ABSTRACT

Karpat argues in his chapter not only that the nation-state is a specifically Western and European invention, but so is "the ethnic problem" itself, which arises because of the establishment within each state of one dominant language and ethnic group. The European nation-state form contrasts with the Ottoman system that specifically recognized the cultural and religious rights of the various ethnoreligious groups, as a consequence of which ethnicity did not become an issue until the nineteenth and twentieth centuries when it was forced upon the Ottomans by the European states. In the Ottoman state, religion not language or ethnicity was the principal differentiating social criterion. Although the ruling elite was Muslim and the administrative language Turkish, Turks did not become the dominant ruling elite, which was, rather, recruited from many groups.
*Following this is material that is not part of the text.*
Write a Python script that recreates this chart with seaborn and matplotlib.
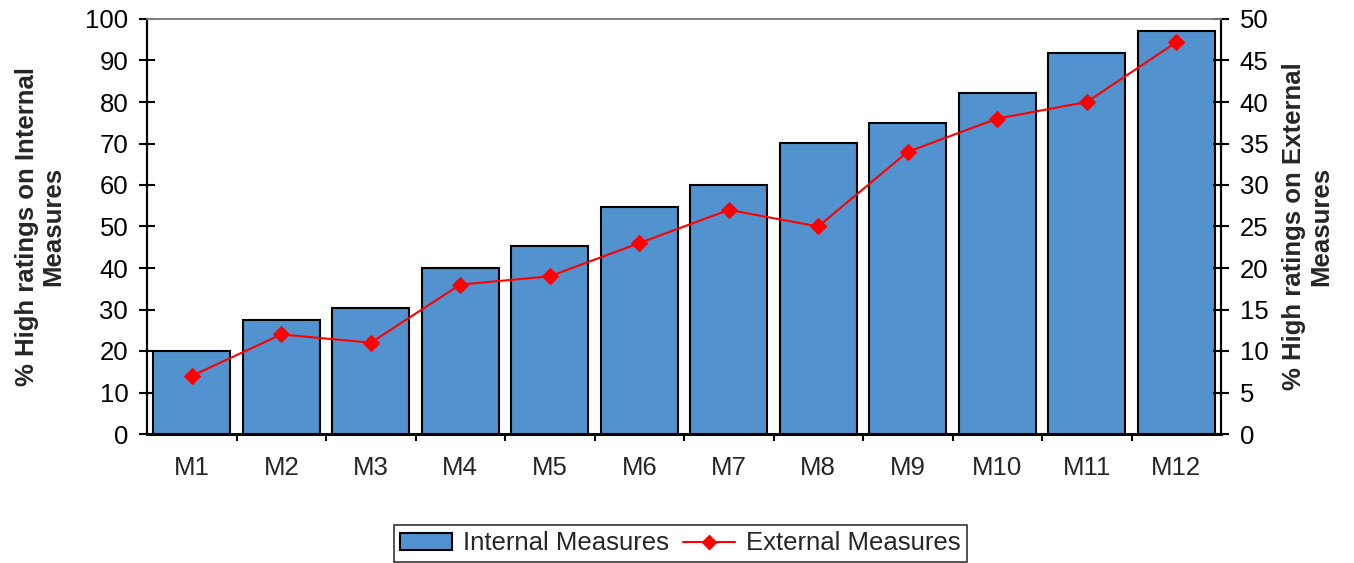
import numpy as np
import pandas as pd
import matplotlib
matplotlib.use("Agg")
import matplotlib.pyplot as plt
import seaborn as sns
from matplotlib.patches import Patch
from matplotlib.lines import Line2D

categories = ["M1", "M2", "M3", "M4", "M5", "M6", "M7", "M8", "M9", "M10", "M11", "M12"]
internal = [20, 27.5, 30.3, 40, 45.2, 54.8, 60, 70.1, 75, 82.2, 91.8, 97]
external = [7, 12, 11, 18, 19, 23, 27, 25, 34, 38, 40, 47.2]
left_ticks = list(range(0, 101, 10))
right_ticks = list(range(0, 51, 5))

sns.set_theme(style="white")
plt.rcParams["font.family"] = ["Liberation Sans", "DejaVu Sans"]

bar_color = "#5292CE"
line_color = "#FF0000"
fs = 18.5

fig = plt.figure(figsize=(13.54, 5.63), dpi=100)
ax = fig.add_axes([147 / 1354, 129 / 563, 1074 / 1354, 415 / 563])

df = pd.DataFrame({"measure": categories, "internal": internal})
sns.barplot(data=df, x="measure", y="internal", ax=ax, color=bar_color,
            saturation=1, width=0.86, edgecolor="black", linewidth=1.5)
ax.set_xlim(-0.5, len(categories) - 0.5)
ax.set_ylim(0, 100)
ax.set_yticks(left_ticks)
ax.set_xlabel("")
ax.set_ylabel("% High ratings on Internal\nMeasures", fontsize=fs, fontweight="bold",
              labelpad=14, linespacing=1.15)
ax.tick_params(axis="y", labelsize=fs, direction="inout", length=11, width=1.5,
               left=True, pad=8, colors="black")
ax.tick_params(axis="x", labelsize=fs, length=0, pad=16)
# category separators along the x axis
ax.set_xticks(np.arange(len(categories) - 1) + 0.5, minor=True)
ax.tick_params(axis="x", which="minor", direction="out", length=5, width=1.5,
               bottom=True, color="black")

ax2 = ax.twinx()
sns.lineplot(x=np.arange(len(categories)), y=external, ax=ax2, color=line_color,
             marker="D", markersize=8, markeredgecolor=line_color, linewidth=1.5)
ax2.set_ylim(0, 50)
ax2.set_yticks(right_ticks)
ax2.set_xlim(-0.5, len(categories) - 0.5)
ax2.set_ylabel("% High ratings on External\nMeasures", fontsize=fs, fontweight="bold",
               labelpad=10, linespacing=1.15)
ax2.tick_params(axis="y", labelsize=fs, direction="inout", length=11, width=1.5,
                right=True, pad=8, colors="black")
ax2.grid(False)
ax.grid(False)

for a in (ax, ax2):
    for side in ("left", "right"):
        a.spines[side].set_color("black")
        a.spines[side].set_linewidth(1.5)
    a.spines["bottom"].set_color("black")
    a.spines["bottom"].set_linewidth(2)
    a.spines["top"].set_color("#808080")
    a.spines["top"].set_linewidth(1.3)

handles = [
    Patch(facecolor=bar_color, edgecolor="black", linewidth=1.5, label="Internal Measures"),
    Line2D([0], [0], color=line_color, marker="D", markersize=7, linewidth=1.5,
           label="External Measures"),
]
leg = fig.legend(handles=handles, loc="lower center", bbox_to_anchor=(0.5026, 0.002),
                 ncol=2, fontsize=fs, frameon=True, fancybox=False, edgecolor="black",
                 handlelength=2.0, handleheight=0.6, columnspacing=0.55,
                 handletextpad=0.45, borderpad=0.25, borderaxespad=0)
leg.get_frame().set_linewidth(1.2)

fig.savefig("out.png", dpi=100, facecolor="white")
The masses, for their part, "remained attached to their ethnic identity and language" which, however, had no "political significance." It was only with the rise of a capitalist system from the late eighteenth century onward, supported by the pressures from European powers to establish spheres of influence in the Ottoman-ruled areas, that new Christian merchant and intellectual elites arose promoting new ethnic and ethnoreligious identifications. These changes did not, however, affect until the end of the Ottoman system Muslim groups whose attachment remained primarily to the Muslim community as a whole and not to particular ethnic groups within it. Ultimately, of course, the Ottoman state was destroyed by Christian European powers and replaced by a European state system in which ethnicity became primary. However, the long persistence and success of the Ottoman system suggests that there is nothing natural about the rise of a state system with ethnicity at its core. Moreover, some of the principles of the Ottoman system might yet have relevance to contemporary developing multi-ethnic states, particularly the principle of recognition of the cultural rights of groups and the abjuring of ethnicity as a basis for rule.